Instructions to follow: Do not copy the pictures; transcribe all other material exactly.

* start Available data *

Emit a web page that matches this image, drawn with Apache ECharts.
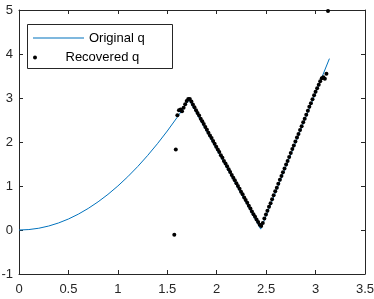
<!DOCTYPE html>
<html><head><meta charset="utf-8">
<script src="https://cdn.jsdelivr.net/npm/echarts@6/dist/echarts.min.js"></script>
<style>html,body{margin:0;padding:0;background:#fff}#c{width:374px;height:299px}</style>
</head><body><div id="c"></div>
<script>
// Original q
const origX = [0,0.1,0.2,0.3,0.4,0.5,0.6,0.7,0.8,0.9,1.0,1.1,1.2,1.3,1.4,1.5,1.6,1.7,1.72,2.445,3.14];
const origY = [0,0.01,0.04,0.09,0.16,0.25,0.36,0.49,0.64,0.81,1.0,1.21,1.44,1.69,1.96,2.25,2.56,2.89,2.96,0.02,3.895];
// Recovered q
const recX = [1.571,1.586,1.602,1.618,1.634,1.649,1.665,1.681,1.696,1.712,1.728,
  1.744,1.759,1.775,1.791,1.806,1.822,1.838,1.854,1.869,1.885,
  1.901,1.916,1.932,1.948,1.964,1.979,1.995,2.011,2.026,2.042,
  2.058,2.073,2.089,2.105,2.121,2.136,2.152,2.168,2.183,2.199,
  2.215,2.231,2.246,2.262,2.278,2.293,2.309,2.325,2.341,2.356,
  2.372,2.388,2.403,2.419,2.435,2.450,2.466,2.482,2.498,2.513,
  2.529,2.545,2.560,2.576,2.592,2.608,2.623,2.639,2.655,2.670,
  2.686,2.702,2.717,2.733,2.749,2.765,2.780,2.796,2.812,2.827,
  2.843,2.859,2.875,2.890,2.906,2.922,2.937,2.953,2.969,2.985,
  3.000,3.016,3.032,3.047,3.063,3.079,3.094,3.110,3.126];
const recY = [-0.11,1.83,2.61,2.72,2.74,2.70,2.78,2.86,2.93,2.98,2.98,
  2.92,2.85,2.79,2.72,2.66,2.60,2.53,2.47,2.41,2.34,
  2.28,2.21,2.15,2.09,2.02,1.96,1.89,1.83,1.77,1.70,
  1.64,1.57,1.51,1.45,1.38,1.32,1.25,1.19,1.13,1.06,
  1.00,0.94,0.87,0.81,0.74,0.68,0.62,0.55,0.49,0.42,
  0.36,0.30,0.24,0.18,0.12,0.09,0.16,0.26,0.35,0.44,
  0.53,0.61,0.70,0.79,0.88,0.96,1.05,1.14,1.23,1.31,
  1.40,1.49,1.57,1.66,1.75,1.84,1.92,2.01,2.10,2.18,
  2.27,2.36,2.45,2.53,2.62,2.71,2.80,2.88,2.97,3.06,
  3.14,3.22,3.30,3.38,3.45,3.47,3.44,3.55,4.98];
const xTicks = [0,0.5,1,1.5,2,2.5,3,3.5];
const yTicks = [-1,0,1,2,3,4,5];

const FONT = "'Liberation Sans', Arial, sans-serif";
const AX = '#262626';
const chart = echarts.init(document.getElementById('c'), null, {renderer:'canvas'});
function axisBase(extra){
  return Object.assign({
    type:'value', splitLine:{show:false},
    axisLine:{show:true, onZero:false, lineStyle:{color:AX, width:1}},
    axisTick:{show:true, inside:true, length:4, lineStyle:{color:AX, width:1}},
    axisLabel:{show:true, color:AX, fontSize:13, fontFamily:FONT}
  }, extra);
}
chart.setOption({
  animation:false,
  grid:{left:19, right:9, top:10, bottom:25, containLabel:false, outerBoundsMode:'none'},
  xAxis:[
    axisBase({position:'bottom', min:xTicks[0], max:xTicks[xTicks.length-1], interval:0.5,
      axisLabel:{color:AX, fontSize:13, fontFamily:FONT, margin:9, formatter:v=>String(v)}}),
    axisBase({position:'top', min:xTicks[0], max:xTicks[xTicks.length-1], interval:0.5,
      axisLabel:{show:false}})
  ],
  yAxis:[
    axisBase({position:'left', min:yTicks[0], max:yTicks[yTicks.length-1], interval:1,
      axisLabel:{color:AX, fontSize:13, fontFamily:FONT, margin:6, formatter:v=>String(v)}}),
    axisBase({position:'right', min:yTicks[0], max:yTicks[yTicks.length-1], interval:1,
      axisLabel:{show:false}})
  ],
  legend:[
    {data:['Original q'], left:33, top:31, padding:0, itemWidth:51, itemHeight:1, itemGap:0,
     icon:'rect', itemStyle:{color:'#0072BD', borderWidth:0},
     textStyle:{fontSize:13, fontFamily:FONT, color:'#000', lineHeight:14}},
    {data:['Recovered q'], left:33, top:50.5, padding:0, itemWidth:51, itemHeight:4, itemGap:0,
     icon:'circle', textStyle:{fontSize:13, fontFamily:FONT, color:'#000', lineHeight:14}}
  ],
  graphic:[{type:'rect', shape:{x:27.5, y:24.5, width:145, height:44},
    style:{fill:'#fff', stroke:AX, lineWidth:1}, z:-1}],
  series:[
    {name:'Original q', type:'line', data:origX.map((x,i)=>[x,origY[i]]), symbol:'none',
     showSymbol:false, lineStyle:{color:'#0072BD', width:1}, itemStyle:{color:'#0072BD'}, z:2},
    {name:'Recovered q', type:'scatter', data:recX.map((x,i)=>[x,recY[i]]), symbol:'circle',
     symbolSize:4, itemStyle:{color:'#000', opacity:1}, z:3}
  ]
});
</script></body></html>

* end Available data *

Solution for this task:
Emit a web page that matches this image, drawn with Apache ECharts.
<!DOCTYPE html>
<html><head><meta charset="utf-8">
<script src="https://cdn.jsdelivr.net/npm/echarts@6/dist/echarts.min.js"></script>
<style>html,body{margin:0;padding:0;background:#fff}#c{width:374px;height:299px}</style>
</head><body><div id="c"></div>
<script>
// Original q
const origX = [0,0.1,0.2,0.3,0.4,0.5,0.6,0.7,0.8,0.9,1.0,1.1,1.2,1.3,1.4,1.5,1.6,1.7,1.72,2.445,3.14];
const origY = [0,0.01,0.04,0.09,0.16,0.25,0.36,0.49,0.64,0.81,1.0,1.21,1.44,1.69,1.96,2.25,2.56,2.89,2.96,0.02,3.895];
// Recovered q
const recX = [1.571,1.586,1.602,1.618,1.634,1.649,1.665,1.681,1.696,1.712,1.728,
  1.744,1.759,1.775,1.791,1.806,1.822,1.838,1.854,1.869,1.885,
  1.901,1.916,1.932,1.948,1.964,1.979,1.995,2.011,2.026,2.042,
  2.058,2.073,2.089,2.105,2.121,2.136,2.152,2.168,2.183,2.199,
  2.215,2.231,2.246,2.262,2.278,2.293,2.309,2.325,2.341,2.356,
  2.372,2.388,2.403,2.419,2.435,2.450,2.466,2.482,2.498,2.513,
  2.529,2.545,2.560,2.576,2.592,2.608,2.623,2.639,2.655,2.670,
  2.686,2.702,2.717,2.733,2.749,2.765,2.780,2.796,2.812,2.827,
  2.843,2.859,2.875,2.890,2.906,2.922,2.937,2.953,2.969,2.985,
  3.000,3.016,3.032,3.047,3.063,3.079,3.094,3.110,3.126];
const recY = [-0.11,1.83,2.61,2.72,2.74,2.70,2.78,2.86,2.93,2.98,2.98,
  2.92,2.85,2.79,2.72,2.66,2.60,2.53,2.47,2.41,2.34,
  2.28,2.21,2.15,2.09,2.02,1.96,1.89,1.83,1.77,1.70,
  1.64,1.57,1.51,1.45,1.38,1.32,1.25,1.19,1.13,1.06,
  1.00,0.94,0.87,0.81,0.74,0.68,0.62,0.55,0.49,0.42,
  0.36,0.30,0.24,0.18,0.12,0.09,0.16,0.26,0.35,0.44,
  0.53,0.61,0.70,0.79,0.88,0.96,1.05,1.14,1.23,1.31,
  1.40,1.49,1.57,1.66,1.75,1.84,1.92,2.01,2.10,2.18,
  2.27,2.36,2.45,2.53,2.62,2.71,2.80,2.88,2.97,3.06,
  3.14,3.22,3.30,3.38,3.45,3.47,3.44,3.55,4.98];
const xTicks = [0,0.5,1,1.5,2,2.5,3,3.5];
const yTicks = [-1,0,1,2,3,4,5];

const FONT = "'Liberation Sans', Arial, sans-serif";
const AX = '#262626';
const chart = echarts.init(document.getElementById('c'), null, {renderer:'canvas'});
function axisBase(extra){
  return Object.assign({
    type:'value', splitLine:{show:false},
    axisLine:{show:true, onZero:false, lineStyle:{color:AX, width:1}},
    axisTick:{show:true, inside:true, length:4, lineStyle:{color:AX, width:1}},
    axisLabel:{show:true, color:AX, fontSize:13, fontFamily:FONT}
  }, extra);
}
chart.setOption({
  animation:false,
  grid:{left:19, right:9, top:10, bottom:25, containLabel:false, outerBoundsMode:'none'},
  xAxis:[
    axisBase({position:'bottom', min:xTicks[0], max:xTicks[xTicks.length-1], interval:0.5,
      axisLabel:{color:AX, fontSize:13, fontFamily:FONT, margin:9, formatter:v=>String(v)}}),
    axisBase({position:'top', min:xTicks[0], max:xTicks[xTicks.length-1], interval:0.5,
      axisLabel:{show:false}})
  ],
  yAxis:[
    axisBase({position:'left', min:yTicks[0], max:yTicks[yTicks.length-1], interval:1,
      axisLabel:{color:AX, fontSize:13, fontFamily:FONT, margin:6, formatter:v=>String(v)}}),
    axisBase({position:'right', min:yTicks[0], max:yTicks[yTicks.length-1], interval:1,
      axisLabel:{show:false}})
  ],
  legend:[
    {data:['Original q'], left:33, top:31, padding:0, itemWidth:51, itemHeight:1, itemGap:0,
     icon:'rect', itemStyle:{color:'#0072BD', borderWidth:0},
     textStyle:{fontSize:13, fontFamily:FONT, color:'#000', lineHeight:14}},
    {data:['Recovered q'], left:33, top:50.5, padding:0, itemWidth:51, itemHeight:4, itemGap:0,
     icon:'circle', textStyle:{fontSize:13, fontFamily:FONT, color:'#000', lineHeight:14}}
  ],
  graphic:[{type:'rect', shape:{x:27.5, y:24.5, width:145, height:44},
    style:{fill:'#fff', stroke:AX, lineWidth:1}, z:-1}],
  series:[
    {name:'Original q', type:'line', data:origX.map((x,i)=>[x,origY[i]]), symbol:'none',
     showSymbol:false, lineStyle:{color:'#0072BD', width:1}, itemStyle:{color:'#0072BD'}, z:2},
    {name:'Recovered q', type:'scatter', data:recX.map((x,i)=>[x,recY[i]]), symbol:'circle',
     symbolSize:4, itemStyle:{color:'#000', opacity:1}, z:3}
  ]
});
</script></body></html>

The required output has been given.